Nous retrouvons Anna Creti, professeure d'économie à l'Université Paris Dauphine et Directrice scientifique de la chaire économie du gaz naturel et de la chaire Economie du climat.
Anna Creti est Professeure d’économie à l'Université de Paris Dauphine-PSL, Directrice scientifique de la Chaire Économie du Gaz Naturel et de la Chaire Économie du Climat, qui développe des programmes de recherche autour de l’économie du changement climatique.
Un mot d’origine grecque circule de plus en plus dans la sphère de la politique climatique européenne, la Taxonomie. De quoi s’agit-il ?
La taxonomie représente un système de classification des activités/secteurs économiques jouant un rôle-clé dans l’adaptation et l’atténuation au changement climatique. Les taxonomies peuvent être associées à des « couleurs », si elles identifient des activités économiques et/ou des produits financiers qui sont déjà conformes à des objectifs environnementaux (« vert » ou « vert foncé »). Elles peuvent également identifier des activités qui sont sur une voie de transition vers le vert (« transition » ou « vert clair »). Les « taxonomies brunes » peuvent également jouer un rôle, celui d’identifier des activités qui ne sont pas jugées compatibles avec les objectifs environnementaux. En Europe en particulier, les objectifs de la taxonomie sont liés à ceux du plan d’action sur le financement de la croissance durable, publié en 2018 : réorienter les flux de capitaux vers des investissements durables; gérer les risques financiers découlant du changement climatique, de la dégradation de l’environnement et des questions sociales ; et favoriser la transparence et le long terme dans l’activité financière et économique. Dans ce cadre, une définition claire de ce qu’est une activité économique contribuant au développement durable était donc nécessaire.

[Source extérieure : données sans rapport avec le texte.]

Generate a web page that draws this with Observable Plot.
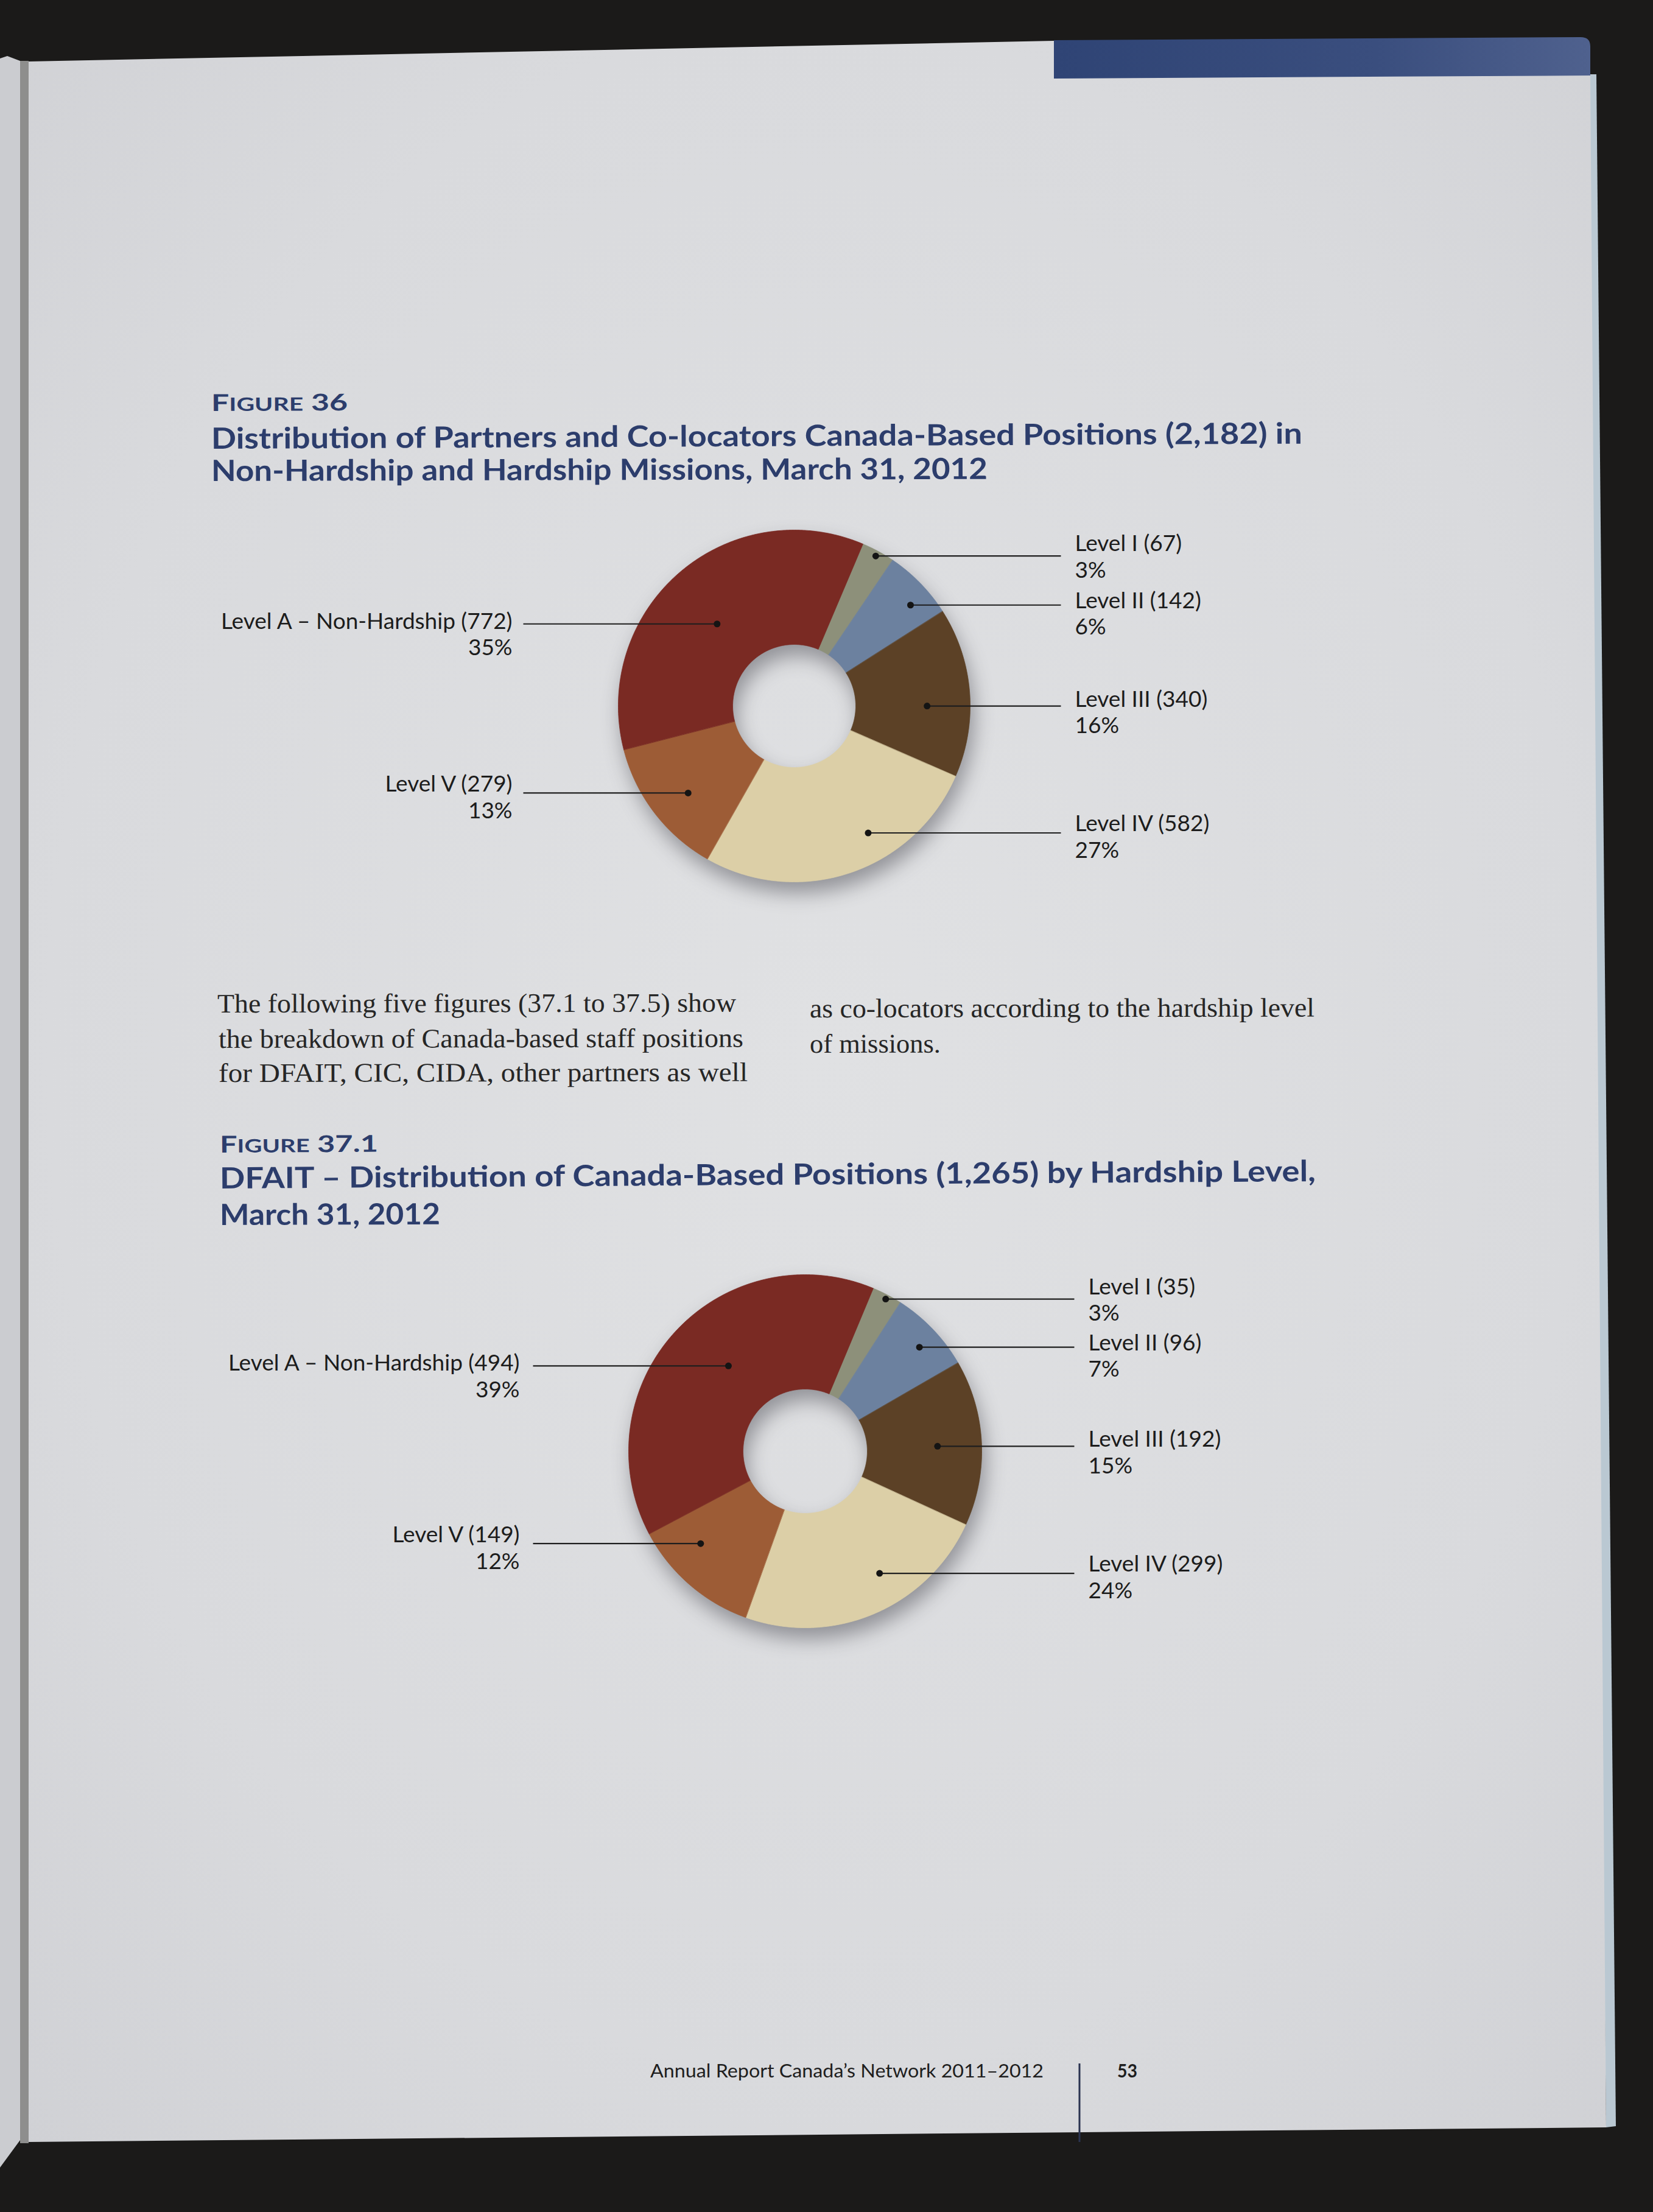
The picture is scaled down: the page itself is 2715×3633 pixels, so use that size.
<!DOCTYPE html>
<html><head><meta charset="utf-8">
<script src="https://cdn.jsdelivr.net/npm/d3@7"></script>
<script src="https://cdn.jsdelivr.net/npm/@observablehq/plot@0.6"></script>
<style>
html,body{margin:0;padding:0;background:#1b1a19;}
#page{position:relative;width:2715px;height:3633px;overflow:hidden;background:#1b1a19;}
#bg{position:absolute;left:0;top:0;}
</style></head>
<body><div id="page"><svg id="bg" width="2715" height="3633"></svg></div>
<script>
// ---------------- DATA ----------------
const categories = ["Level I", "Level II", "Level III", "Level IV", "Level V", "Level A – Non-Hardship"];
const fig36Counts = [67, 142, 340, 582, 279, 772];
const fig36Percents = [3, 6, 16, 27, 13, 35];
const fig371Counts = [35, 96, 192, 299, 149, 494];
const fig371Percents = [3, 7, 15, 24, 12, 39];

const fig36Label = "Figure 36";
const fig36Title = ["Distribution of Partners and Co-locators Canada-Based Positions (2,182) in",
                    "Non-Hardship and Hardship Missions, March 31, 2012"];
const fig371Label = "Figure 37.1";
const fig371Title = ["DFAIT – Distribution of Canada-Based Positions (1,265) by Hardship Level,",
                     "March 31, 2012"];
const bodyLeft = ["The following five figures (37.1 to 37.5) show",
                  "the breakdown of Canada-based staff positions",
                  "for DFAIT, CIC, CIDA, other partners as well"];
const bodyRight = ["as co-locators according to the hardship level", "of missions."];
const footerText = "Annual Report Canada’s Network 2011–2012";
const pageNumber = "53";

// ---------------- STYLE / LAYOUT ----------------
const palette = ["#8d907a", "#6c819f", "#5c4126", "#dccfa7", "#9d5c36", "#7a2a23"];
const navy = "#2c3d6c";
// vertical offset (px) of each label's first baseline relative to its leader line
const labelDy = [-13, 0, -4, -8, -7, 3];

const layout36 = {start: 23, cx: 1304, cy: 1159, R: 289, rIn: 101,
  box: {left: 300, top: 820, w: 2000, h: 700},
  lineL: 859, textL: 841, lineR: 1742, textR: 1765,
  anchorT: [0.5, 0.64, 0.58, 0.377, 0.457, 0.48],
  anchorR: [0.97, 0.875, 0.755, 0.835, 0.78, 0.64]};
const layout371 = {start: 22.7, cx: 1322, cy: 2383, R: 290, rIn: 102,
  box: {left: 300, top: 2040, w: 2000, h: 720},
  lineL: 875, textL: 853, lineR: 1764, textR: 1787,
  anchorT: [0.52, 0.55, 0.51, 0.40, 0.68, 0.54],
  anchorR: [0.975, 0.875, 0.75, 0.81, 0.79, 0.65]};

// ---------------- BACKGROUND PAGE ----------------
const bg = d3.select("#bg");
const defs = bg.append("defs");
const pg = defs.append("radialGradient").attr("id", "paperGrad").attr("cx", "50%").attr("cy", "48%").attr("r", "75%");
pg.append("stop").attr("offset", "0%").attr("stop-color", "#e0e1e3");
pg.append("stop").attr("offset", "65%").attr("stop-color", "#d9dadd");
pg.append("stop").attr("offset", "100%").attr("stop-color", "#cfd0d4");
const bb = defs.append("linearGradient").attr("id", "barGrad");
bb.append("stop").attr("offset", "0%").attr("stop-color", "#2f4475");
bb.append("stop").attr("offset", "60%").attr("stop-color", "#3a4e7e");
bb.append("stop").attr("offset", "100%").attr("stop-color", "#4f618e");

bg.append("polygon").attr("points", "0,96 12,92 33,100 33,3515 0,3560").attr("fill", "#cbccd0");
bg.append("rect").attr("x", 33).attr("y", 100).attr("width", 14).attr("height", 3420).attr("fill", "#8e8e8d");
bg.append("polygon").attr("points", "2600,122 2622,122 2654,3492 2638,3494").attr("fill", "#bac8d2");
bg.append("polygon").attr("points", "47,101 1731,67 2598,62 2610,70 2612,127 2638,3494 47,3518").attr("fill", "url(#paperGrad)");
bg.append("path").attr("d", "M1731,66 L2596,61 Q2612,61 2612,76 L2612,124 L1731,129 Z").attr("fill", "url(#barGrad)");
bg.append("line").attr("x1", 1773).attr("x2", 1773).attr("y1", 3389).attr("y2", 3518).attr("stroke", "#2a3350").attr("stroke-width", 3);

function txt(s, o) {
  const t = bg.append("text").attr("x", o.x).attr("y", o.y)
    .attr("font-family", o.family).attr("font-size", o.size).attr("font-weight", o.weight || 400)
    .attr("fill", o.fill).text(s);
  if (o.w) t.attr("textLength", o.w).attr("lengthAdjust", "spacingAndGlyphs");
  if (o.rot) t.attr("transform", `rotate(${o.rot},${o.x},${o.y})`);
  return t;
}
function smallCaps(s, o) {
  const t = bg.append("text").attr("x", o.x).attr("y", o.y)
    .attr("font-family", o.family).attr("font-weight", 700).attr("fill", o.fill)
    .attr("textLength", o.w).attr("lengthAdjust", "spacingAndGlyphs");
  const groups = [];
  for (const ch of s) {
    const small = ch !== ch.toUpperCase();
    if (groups.length && groups[groups.length - 1].small === small) groups[groups.length - 1].s += ch;
    else groups.push({small, s: ch});
  }
  groups.forEach(g => t.append("tspan").attr("font-size", g.small ? o.small : o.size).text(g.s.toUpperCase()));
  if (o.rot) t.attr("transform", `rotate(${o.rot},${o.x},${o.y})`);
}
const sans = "Lato, 'Open Sans', sans-serif";
const serif = "'Liberation Serif', 'DejaVu Serif', serif";

smallCaps(fig36Label, {x: 347, y: 675, w: 224, size: 38, small: 30, family: sans, fill: navy, rot: -0.25});
const t36 = [{x: 347, y: 737, w: 1792, rot: -0.27}, {x: 347, y: 790, w: 1275, rot: -0.15}];
fig36Title.forEach((s, i) => txt(s, {...t36[i], size: 48, weight: 700, family: sans, fill: navy}));

const bl = [{x: 357, y: 1663, w: 852}, {x: 359, y: 1721, w: 862}, {x: 359, y: 1777, w: 869}];
bodyLeft.forEach((s, i) => txt(s, {...bl[i], size: 44, family: serif, fill: "#262626", rot: -0.1}));
const br = [{x: 1330, y: 1671, w: 829}, {x: 1330, y: 1729, w: 215}];
bodyRight.forEach((s, i) => txt(s, {...br[i], size: 44, family: serif, fill: "#262626", rot: -0.1}));

smallCaps(fig371Label, {x: 361, y: 1893, w: 260, size: 38, small: 30, family: sans, fill: navy, rot: -0.3});
const t37 = [{x: 361, y: 1952, w: 1800, rot: -0.38}, {x: 361, y: 2012, w: 362, rot: -0.2}];
fig371Title.forEach((s, i) => txt(s, {...t37[i], size: 48, weight: 700, family: sans, fill: navy}));

txt(footerText, {x: 1068, y: 3412, w: 646, size: 30, family: sans, fill: "#1e1e1e"});
txt(pageNumber, {x: 1835, y: 3412, w: 33, size: 30, weight: 700, family: sans, fill: "#1e1e1e"});

// ---------------- DONUTS (Observable Plot) ----------------
function drawDonut(counts, percents, L) {
  const s0 = L.start * Math.PI / 180;
  const arcs = d3.pie().sort(null).value(d => d).startAngle(s0).endAngle(s0 + 2 * Math.PI)(counts);
  const inner = L.rIn / L.R;
  const ring = [];
  arcs.forEach((a, i) => {
    const n = Math.max(8, Math.ceil((a.endAngle - a.startAngle) / (Math.PI / 360)));
    for (let k = 0; k <= n; k++) {
      const t = a.startAngle + (a.endAngle - a.startAngle) * k / n;
      ring.push({i, x: Math.sin(t), y: -Math.cos(t), color: palette[i]});
    }
    for (let k = n; k >= 0; k--) {
      const t = a.startAngle + (a.endAngle - a.startAngle) * k / n;
      ring.push({i, x: inner * Math.sin(t), y: -inner * Math.cos(t), color: palette[i]});
    }
  });
  const leaders = arcs.map((a, i) => {
    const t = a.startAngle + L.anchorT[i] * (a.endAngle - a.startAngle);
    const rf = L.anchorR[i];
    const mid = ((a.startAngle + a.endAngle) / 2) % (2 * Math.PI);
    const left = mid > Math.PI;
    const y = -rf * Math.cos(t);
    return {i, left, x: rf * Math.sin(t), y,
      ty: y + labelDy[i] / L.R,
      x2: ((left ? L.lineL : L.lineR) - L.cx) / L.R,
      tx: ((left ? L.textL : L.textR) - L.cx) / L.R,
      label: `${categories[i]} (${counts[i]})\n${percents[i]}%`};
  });
  const {left: bx, top: by, w, h} = L.box;
  const textOpts = {x: "tx", y: "ty", text: "label", lineAnchor: "top", lineHeight: 1.18, dy: -26,
                    fontSize: 37, fontFamily: "Lato, 'Open Sans', sans-serif", fill: "#1c1c1c"};
  const svg = Plot.plot({
    width: w, height: h, margin: 0,
    x: {domain: [(bx - L.cx) / L.R, (bx + w - L.cx) / L.R], range: [0, w], axis: null},
    y: {domain: [(by - L.cy) / L.R, (by + h - L.cy) / L.R], range: [0, h], axis: null},
    color: {type: "identity"},
    style: {background: "transparent", overflow: "visible"},
    marks: [
      Plot.line(ring, {x: "x", y: "y", z: "i", fill: "color", stroke: "color", strokeWidth: 0.8, curve: "linear-closed"}),
      Plot.link(leaders, {x1: "x", y1: "y", x2: "x2", y2: "y", stroke: "#1e1e1e", strokeWidth: 2.2}),
      Plot.dot(leaders, {x: "x", y: "y", r: 5.5, fill: "#141414"}),
      Plot.text(leaders.filter(d => !d.left), {...textOpts, textAnchor: "start"}),
      Plot.text(leaders.filter(d => d.left), {...textOpts, textAnchor: "end"})
    ]
  });
  svg.style.position = "absolute";
  svg.style.left = bx + "px";
  svg.style.top = by + "px";
  svg.style.maxWidth = "none";
  const g = svg.querySelector('g[aria-label="line"]');
  if (g) g.style.filter = "drop-shadow(6px 18px 16px rgba(55,55,65,0.45))";
  document.getElementById("page").appendChild(svg);
}
drawDonut(fig36Counts, fig36Percents, layout36);
drawDonut(fig371Counts, fig371Percents, layout371);
</script></body></html>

La volonté de mettre en place une taxonomie est-elle une singularité européenne ?
L’Europe n’est pas la seule à s’être lancée dans ce délicat exercice. Plusieurs autres juridictions ont également abordé la question des taxonomies et les définitions de la finance durable. Ainsi, la Banque populaire de Chine a publié en 2015 la première version de son catalogue de projets d’obligations vertes, communément appelé « la taxonomie chinoise ». Au Japon, le ministère de l’Environnement a adopté en 2017 des directives relatives aux obligations vertes. Les Pays-Bas ont une approche législative des prêts verts depuis 1995. La France a créé le label GreenFin pour les fonds d’investissement de détail en 2015. Toutefois, ces différentes taxonomies ne sont pas « interconnectées », chacune ayant ses principes. Et surtout, il y a un grand absent : les Etats Unis, où aucune forme de classification ne fait consensus.
Comment un investissement peut être conforme à la taxonomie ?
Un investissement ou une activité économique est conforme à la taxonomie si elle respecte au moins un des six objectifs environnementaux établis dans ce cadre : atténuation du changement climatique ; adaptation au changement climatique ; utilisation durable et protection de l’eau et des ressources marines ; transition vers une économie circulaire ; prévention et contrôle de la pollution ; et enfin, protection et restauration de la biodiversité et des écosystèmes. La difficulté est qu’il faut préciser comment ces objectifs sont respectés. Les activités économiques doivent être en mesure de démontrer qu’elles apportent un bénéfice substantiel à au moins un des six objectifs environnementaux, tout en évitant d’avoir des effets négatifs sur les cinq autres (le critère du « do not significantly harm » ou pas de dommage substantiel). Et là on passe de la taxonomie à la sémantique…l’exercice est de plus en plus délicat.
Concrètement, qui est concerné ?
La taxonomie vise en premier lieu le secteur financier, en tant que moteur de l’investissement vert. Sont également concernés les assurances-vie ou les portefeuilles en gestion sous mandat. Mais plusieurs applications volontaires de ces dispositions sont souhaitées, notamment par les institutions de crédit au sens large. La taxonomie est un pilier de la nouvelle finance durable, du Green Deal et de la transition énergétique.
La taxonomie est-elle déjà une réalité?
On peut dire que les institutions financières d’une part, et les investisseurs de l’autre ont déjà anticipé ces principes même si la taxonomie n’est pas encore complétement opérationnelle. Le dernier acte délégué présenté par la Commission le 31 décembre, juste avant minuit, devrait être approuvé formellement sous peu. Accouchement difficile, après des longs débats sur la place du nucléaire et du gaz dans la taxonomie. Finalement, ce sont des jumeaux, les deux énergies faisant partie du périmètre de la taxonomie. Mais plusieurs pays n’excluent pas des actions en justice. Dommage. Au lieu d’accélérer la transition grâce à la taxonomie, on risque à nouveau de la ralentir.